Dharma Son Collective - "Antipodes of Fallout"
From Aural Innovations #33 (March 2006)
From Pittsburgh, PA, Dharma Son Collective describe themselves as an experimental/avant-garde band that cross psychedelia with the ideals of 60s/70's space rock, influenced by the likes of Amon Düül I & II, Ash Ra Tempel, Can, Soft Machine, Faust, early Pink Floyd, Guru Guru, Acid Mother's Temple, Miles Davis and more. All exciting stuff for Aural Innovations readers. But with members as young as 14 and 16 years old, I was even more interested to hear the music these guys would create. Someone is doing a good job of exposing the up and coming generation to good music, and much of it under the same roof as three members of this quartet are brothers.

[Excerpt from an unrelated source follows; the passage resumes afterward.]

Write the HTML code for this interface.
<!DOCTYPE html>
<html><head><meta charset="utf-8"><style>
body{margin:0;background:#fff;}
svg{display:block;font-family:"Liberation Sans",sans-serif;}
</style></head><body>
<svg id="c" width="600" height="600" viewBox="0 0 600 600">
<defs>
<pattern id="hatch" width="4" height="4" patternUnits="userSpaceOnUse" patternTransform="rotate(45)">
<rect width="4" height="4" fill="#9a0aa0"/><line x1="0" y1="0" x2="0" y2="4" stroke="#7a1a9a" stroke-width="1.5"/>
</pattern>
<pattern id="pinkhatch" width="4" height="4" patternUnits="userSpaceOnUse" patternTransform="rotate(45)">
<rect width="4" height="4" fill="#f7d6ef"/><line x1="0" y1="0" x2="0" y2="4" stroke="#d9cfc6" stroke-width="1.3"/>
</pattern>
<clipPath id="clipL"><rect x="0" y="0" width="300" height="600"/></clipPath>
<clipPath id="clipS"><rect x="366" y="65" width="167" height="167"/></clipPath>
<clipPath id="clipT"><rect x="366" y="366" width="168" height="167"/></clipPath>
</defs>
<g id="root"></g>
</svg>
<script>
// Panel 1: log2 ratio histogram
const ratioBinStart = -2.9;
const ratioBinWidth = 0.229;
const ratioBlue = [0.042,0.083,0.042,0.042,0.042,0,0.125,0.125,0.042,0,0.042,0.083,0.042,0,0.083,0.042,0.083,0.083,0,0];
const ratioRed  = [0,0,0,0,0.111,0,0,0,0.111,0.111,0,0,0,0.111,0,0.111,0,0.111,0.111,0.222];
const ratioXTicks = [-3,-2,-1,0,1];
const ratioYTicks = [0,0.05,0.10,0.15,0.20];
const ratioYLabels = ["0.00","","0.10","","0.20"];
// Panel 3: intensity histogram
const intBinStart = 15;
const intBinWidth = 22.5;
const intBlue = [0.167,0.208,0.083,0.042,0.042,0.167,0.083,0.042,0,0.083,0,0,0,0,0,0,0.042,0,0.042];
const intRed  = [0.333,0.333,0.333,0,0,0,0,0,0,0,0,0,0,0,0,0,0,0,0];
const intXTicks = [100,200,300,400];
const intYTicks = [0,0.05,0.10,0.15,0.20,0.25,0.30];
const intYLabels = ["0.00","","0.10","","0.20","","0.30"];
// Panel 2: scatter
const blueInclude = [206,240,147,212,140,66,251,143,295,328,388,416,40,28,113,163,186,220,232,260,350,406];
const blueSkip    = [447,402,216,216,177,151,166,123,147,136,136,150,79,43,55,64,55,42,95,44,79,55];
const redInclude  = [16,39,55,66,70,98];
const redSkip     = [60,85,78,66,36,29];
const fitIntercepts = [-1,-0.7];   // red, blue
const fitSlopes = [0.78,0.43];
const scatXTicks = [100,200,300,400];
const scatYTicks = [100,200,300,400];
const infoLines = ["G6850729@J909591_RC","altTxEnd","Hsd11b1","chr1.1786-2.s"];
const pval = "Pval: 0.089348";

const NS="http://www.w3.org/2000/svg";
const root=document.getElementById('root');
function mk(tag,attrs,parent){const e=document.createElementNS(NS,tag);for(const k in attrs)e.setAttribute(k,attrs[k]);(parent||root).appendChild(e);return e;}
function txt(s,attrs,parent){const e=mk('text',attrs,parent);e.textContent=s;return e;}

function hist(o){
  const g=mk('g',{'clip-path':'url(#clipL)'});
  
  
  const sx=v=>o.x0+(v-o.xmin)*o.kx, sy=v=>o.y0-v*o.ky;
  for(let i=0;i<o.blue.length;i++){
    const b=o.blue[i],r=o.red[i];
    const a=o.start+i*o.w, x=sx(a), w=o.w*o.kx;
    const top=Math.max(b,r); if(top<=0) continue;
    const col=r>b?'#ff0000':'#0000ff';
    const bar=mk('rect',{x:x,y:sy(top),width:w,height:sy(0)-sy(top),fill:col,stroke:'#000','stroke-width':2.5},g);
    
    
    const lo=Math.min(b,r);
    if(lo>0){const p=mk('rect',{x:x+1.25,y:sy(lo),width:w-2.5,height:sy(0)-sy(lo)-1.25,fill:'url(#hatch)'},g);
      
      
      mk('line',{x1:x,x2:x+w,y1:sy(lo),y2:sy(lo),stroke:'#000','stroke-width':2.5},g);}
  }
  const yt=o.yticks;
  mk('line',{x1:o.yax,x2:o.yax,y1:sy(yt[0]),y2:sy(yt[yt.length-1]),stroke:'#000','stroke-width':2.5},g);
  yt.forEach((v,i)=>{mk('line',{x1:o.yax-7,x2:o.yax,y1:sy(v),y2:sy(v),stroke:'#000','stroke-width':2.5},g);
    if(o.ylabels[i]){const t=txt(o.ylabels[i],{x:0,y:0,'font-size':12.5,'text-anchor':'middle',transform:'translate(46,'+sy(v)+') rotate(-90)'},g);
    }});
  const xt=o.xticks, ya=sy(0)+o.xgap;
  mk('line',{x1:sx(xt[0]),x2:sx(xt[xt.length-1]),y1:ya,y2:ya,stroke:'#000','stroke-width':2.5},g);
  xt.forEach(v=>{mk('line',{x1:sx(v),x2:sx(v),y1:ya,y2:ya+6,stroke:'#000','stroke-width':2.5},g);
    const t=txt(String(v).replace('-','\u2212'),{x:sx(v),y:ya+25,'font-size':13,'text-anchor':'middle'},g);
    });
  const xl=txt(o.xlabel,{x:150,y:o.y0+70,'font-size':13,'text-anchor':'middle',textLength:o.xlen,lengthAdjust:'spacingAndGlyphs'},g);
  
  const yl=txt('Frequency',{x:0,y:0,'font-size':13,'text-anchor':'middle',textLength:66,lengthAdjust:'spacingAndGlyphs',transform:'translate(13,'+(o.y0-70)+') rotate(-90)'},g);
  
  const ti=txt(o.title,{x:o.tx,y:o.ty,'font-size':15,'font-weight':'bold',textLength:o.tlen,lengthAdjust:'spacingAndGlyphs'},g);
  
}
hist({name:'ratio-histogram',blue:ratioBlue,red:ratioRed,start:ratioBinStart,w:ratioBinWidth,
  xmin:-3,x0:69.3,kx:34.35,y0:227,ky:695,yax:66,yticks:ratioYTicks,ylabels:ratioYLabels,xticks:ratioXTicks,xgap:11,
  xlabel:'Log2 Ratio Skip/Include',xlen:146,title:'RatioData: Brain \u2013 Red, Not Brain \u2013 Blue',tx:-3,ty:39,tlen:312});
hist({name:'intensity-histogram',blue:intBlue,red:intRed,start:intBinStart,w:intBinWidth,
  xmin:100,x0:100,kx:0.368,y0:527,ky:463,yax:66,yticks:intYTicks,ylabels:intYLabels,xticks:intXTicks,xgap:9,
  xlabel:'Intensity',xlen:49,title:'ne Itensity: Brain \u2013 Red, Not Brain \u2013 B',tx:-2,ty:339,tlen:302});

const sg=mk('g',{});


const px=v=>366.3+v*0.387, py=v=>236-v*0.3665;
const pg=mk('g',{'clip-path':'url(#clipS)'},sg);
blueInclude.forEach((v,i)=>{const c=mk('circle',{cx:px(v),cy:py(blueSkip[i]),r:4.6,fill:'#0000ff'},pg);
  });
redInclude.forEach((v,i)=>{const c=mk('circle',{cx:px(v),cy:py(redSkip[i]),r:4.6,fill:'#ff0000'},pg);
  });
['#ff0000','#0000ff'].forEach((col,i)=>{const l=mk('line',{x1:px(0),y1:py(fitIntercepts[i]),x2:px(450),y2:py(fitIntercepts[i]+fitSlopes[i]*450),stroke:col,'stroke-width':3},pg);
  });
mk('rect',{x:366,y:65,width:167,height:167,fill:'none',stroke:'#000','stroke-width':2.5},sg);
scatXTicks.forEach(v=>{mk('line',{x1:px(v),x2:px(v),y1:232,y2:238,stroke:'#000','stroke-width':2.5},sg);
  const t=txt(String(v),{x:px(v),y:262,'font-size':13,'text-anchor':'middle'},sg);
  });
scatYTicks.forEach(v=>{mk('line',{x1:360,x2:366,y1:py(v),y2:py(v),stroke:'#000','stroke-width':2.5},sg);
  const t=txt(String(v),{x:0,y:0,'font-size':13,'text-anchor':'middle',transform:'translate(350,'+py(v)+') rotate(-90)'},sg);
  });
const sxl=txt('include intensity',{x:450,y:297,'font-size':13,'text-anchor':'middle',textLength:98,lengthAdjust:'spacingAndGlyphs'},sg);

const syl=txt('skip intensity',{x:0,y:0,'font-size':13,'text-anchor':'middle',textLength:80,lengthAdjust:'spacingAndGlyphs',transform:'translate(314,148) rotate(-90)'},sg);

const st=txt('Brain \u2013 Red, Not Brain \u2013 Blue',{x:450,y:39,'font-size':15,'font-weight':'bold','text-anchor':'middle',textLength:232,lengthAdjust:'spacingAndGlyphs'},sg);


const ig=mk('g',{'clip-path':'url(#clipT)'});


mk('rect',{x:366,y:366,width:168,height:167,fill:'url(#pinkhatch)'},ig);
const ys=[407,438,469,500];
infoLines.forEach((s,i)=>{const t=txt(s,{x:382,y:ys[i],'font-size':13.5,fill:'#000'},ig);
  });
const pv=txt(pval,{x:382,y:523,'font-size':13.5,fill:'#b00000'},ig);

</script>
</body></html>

The lions share of disc one is taken up by the 43 minute "Kafka Boogies at Sunset", which starts off with twin jamming psychy Blues guitars accompanied by flying saucer synths. The electronics are harsh and totally spaced, much of it sounding like effects right out of a 50's sci fi flick, which sounds pretty wild alongside the rocking guitars. The guitars evolve and mutate, eventually drifting away from the almost standard rock jam into an acid laced spaced out psychedelic freakout that fits more comfortably with the synth work. The entire jam is a journey through a multitude of the band's influences, from traditional early 70's Pink Floyd/Amon Düül II/Guru Guru styled excursions to more experimental sound textural noise-psych, Eastern influenced trip ragas and more. Kind of like a tripped out glom of "Set the Controls for the Heart of the Sun", ADII's "Yeti" and Guru Guru's "Space Ship". These guys go into the stratosphere, I'll give them that. The playing is a quite raw and the band often struggle to consistently maintain cohesion throughout such a lengthy recording. Yet it's clear that these are musicians who are exploring, experimenting, learning, and just generally digesting the music that, for at least some of them, must be recent and exciting discoveries. The remainder of disc one consists of 5 considerably shorter and more purely avant-garde tracks, mostly space-ambient, drone and a general sound-art and free-improv aesthetic.
Disc two includes 3 lengthy sonic expeditions, starting with the nearly 30 minute "My Dharma Sun & Eye". The music is a mixture of freeform jazz-psych organ, drones and soundscape freakout guitars jamming away. Of course things quickly descend into considerably more lysergic territory as the music becomes distorted and is joined by the band's now trademark free-wheeling experimental fun with sounds. It all gets quite freaky jazzy at times, like acid psychedelic Sun Ra or something along those lines.
The last 40 minutes of disc two are taken up by "We Whispered In God's Left Ear" and "Nervalian Transparency", both of which are a bit different and took me by surprise. "We Whispered In God's Left Ear" consists of folky strumming acoustic guitar, a laid back rolling bass groove, plus assorted bells and efx'd voices, and is the trippiest track of the set. "Nervalian Transparency" begins once again in the acoustic realm, and reminds me of some of the music from Daevid Allen's Now Is The Happiest Time Of Your Life album. But after a few minutes it veers off into a dark and intense cosmic progressive rock injected atmospheric realm that sounds like an avant space rock combination of mid 70's King Crimson and Univers Zero. Not only are they in a somewhat different direction than the rest of the album but they are also the most linear tracks of the set, having a confident direction that was sometimes lacking on the other lengthy tracks.
Overall this is an ambitious 2-CD set of jams. And while Dharma Son Collective have a ways to go, they're off to a hell of a start, certainly for the framework they've chosen to work from. Diving in with an open mind and a desire to be taken elsewhere makes this a pleasure to listen to, and I can only imagine where continued practice and experimentation will take them. I'll be looking forward to hearing the next phase.